→ **Short exercise**:
Wherever a line holds the word "matplotlib", copy that line out.
=== Collected data ===
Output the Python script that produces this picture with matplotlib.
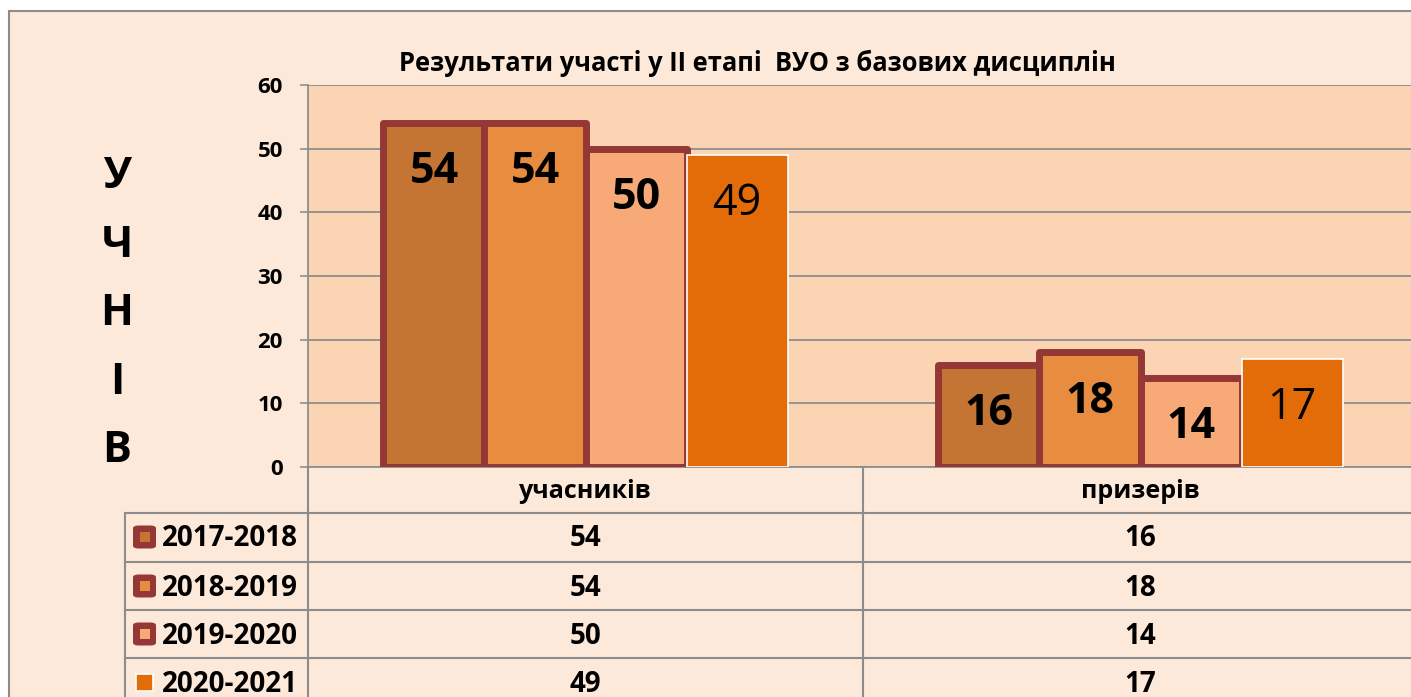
import matplotlib.pyplot as plt
from matplotlib.patches import Rectangle, FancyBboxPatch
from matplotlib.lines import Line2D
import matplotlib.transforms as mtransforms
import numpy as np

plt.rcParams['font.family'] = ['Open Sans', 'DejaVu Sans']

# дані
categories = ['учасників', 'призерів']
years = ['2017-2018', '2018-2019', '2019-2020', '2020-2021']
v2017 = [54, 16]
v2018 = [54, 18]
v2019 = [50, 14]
v2020 = [49, 17]
values = [v2017, v2018, v2019, v2020]
y_ticks = [0, 10, 20, 30, 40, 50, 60]
title = 'Результати участі у ІІ етапі  ВУО з базових дисциплін'
ylabel_letters = ['У', 'Ч', 'Н', 'І', 'В']

colors = ['#C47533', '#E88C40', '#F7AA78', '#E36C09']
edge = '#953735'
grid_c = '#8E8E8E'
outer_bg = '#FDE9D9'
plot_bg = '#FBD4B4'

W, H = 1411, 697
fig = plt.figure(figsize=(W / 100, H / 100), dpi=100)
fig.patch.set_facecolor('white')

def fx(px):
    return px / W

def fy(py):
    return 1 - py / H

# зовнішня рамка
fig.add_artist(Rectangle((fx(9), -0.05), 1.2, fy(11) + 0.05, transform=fig.transFigure,
                         facecolor=outer_bg, edgecolor='#8C8C8C', lw=1.5, zorder=-5))

ax = fig.add_axes([fx(308), fy(467), fx(1411 - 308), fy(85) - fy(467)])
ax.set_facecolor(plot_bg)
ax.set_ylim(0, 60)
ax.set_xlim(-0.5, (1411 - 308) / 555 - 0.5)
ax.set_yticks(y_ticks)
ax.set_yticklabels([str(t) for t in y_ticks], fontsize=16, fontweight='bold')
ax.tick_params(axis='y', length=6, width=1.2, color=grid_c, pad=12)
ax.set_xticks([])
ax.yaxis.grid(True, color=grid_c, lw=1.3)
ax.set_axisbelow(True)
for s in ['top', 'right']:
    ax.spines[s].set_visible(False)
for s in ['left', 'bottom']:
    ax.spines[s].set_color(grid_c)
    ax.spines[s].set_linewidth(1.3)

w = 0.182
x = np.arange(len(categories))
offsets = [-1.5, -0.5, 0.5, 1.5]
for i, (vals, c) in enumerate(zip(values, colors)):
    if i < 3:
        bars = ax.bar(x + offsets[i] * w, vals, w, color=c, edgecolor=edge, lw=5, joinstyle='round', zorder=3)
        fw = 'bold'
    else:
        bars = ax.bar(x + offsets[i] * w, vals, w, color=c, edgecolor='white', lw=1.2, zorder=3)
        fw = 'normal'
    for b, v in zip(bars, vals):
        ax.annotate(str(v), (b.get_x() + b.get_width() / 2, v), xytext=(0, -35), textcoords='offset points',
                    ha='center', va='center', fontsize=31, fontweight=fw, color='black', zorder=5)

fig.text(fx(757), fy(63), title, ha='center', va='center', fontsize=18.4, fontweight='bold')

for k, letter in enumerate(ylabel_letters):
    fig.text(fx(117), fy(177 + k * 68.5), letter, ha='center', va='center', fontsize=31, fontweight='bold')

# таблиця даних
trans = mtransforms.blended_transform_factory(ax.transData, fig.transFigure)
row_lines = [513, 562, 610, 658]
row_centers = [539, 588, 636, 684]
lc = '#8C8C8C'
fig.add_artist(Line2D([fx(308), fx(308)], [fy(467), 0], color=lc, lw=1.5))
fig.add_artist(Line2D([fx(125), fx(125)], [fy(513), 0], color=lc, lw=1.5))
fig.add_artist(Line2D([0.5, 0.5], [fy(467), 0], color=lc, lw=1.5, transform=trans))
for ry in row_lines:
    fig.add_artist(Line2D([fx(125), 1], [fy(ry), fy(ry)], color=lc, lw=1.5))

for ci, cat in enumerate(categories):
    fig.text(x[ci], fy(492), cat, transform=trans, ha='center', va='center', fontsize=18, fontweight='bold')

for i, (yr, vals) in enumerate(zip(years, values)):
    cy = row_centers[i]
    fig.text(fx(162), fy(cy), yr, ha='left', va='center', fontsize=20, fontweight='bold')
    for ci, v in enumerate(vals):
        fig.text(x[ci], fy(cy), str(v), transform=trans, ha='center', va='center', fontsize=20, fontweight='bold')
    kc = cy - 2
    if i < 3:
        fig.add_artist(FancyBboxPatch((fx(133), fy(kc + 11.5)), fx(23), fy(kc - 11.5) - fy(kc + 11.5),
                                      boxstyle='round,pad=0,rounding_size=0.004', transform=fig.transFigure,
                                      facecolor=edge, edgecolor='none'))
        fig.add_artist(Rectangle((fx(140), fy(kc + 5)), fx(10), fy(kc - 5) - fy(kc + 5), transform=fig.transFigure,
                                 facecolor=colors[i], edgecolor='none'))
    else:
        fig.add_artist(Rectangle((fx(136), fy(kc + 8.5)), fx(17), fy(kc - 8.5) - fy(kc + 8.5), transform=fig.transFigure,
                                 facecolor=colors[i], edgecolor='white', lw=1.2))

fig.savefig('out.png', dpi=100)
===
→ **Full output**:
Output the Python script that produces this picture with matplotlib.
import matplotlib.pyplot as plt
from matplotlib.patches import Rectangle, FancyBboxPatch
from matplotlib.lines import Line2D
import matplotlib.transforms as mtransforms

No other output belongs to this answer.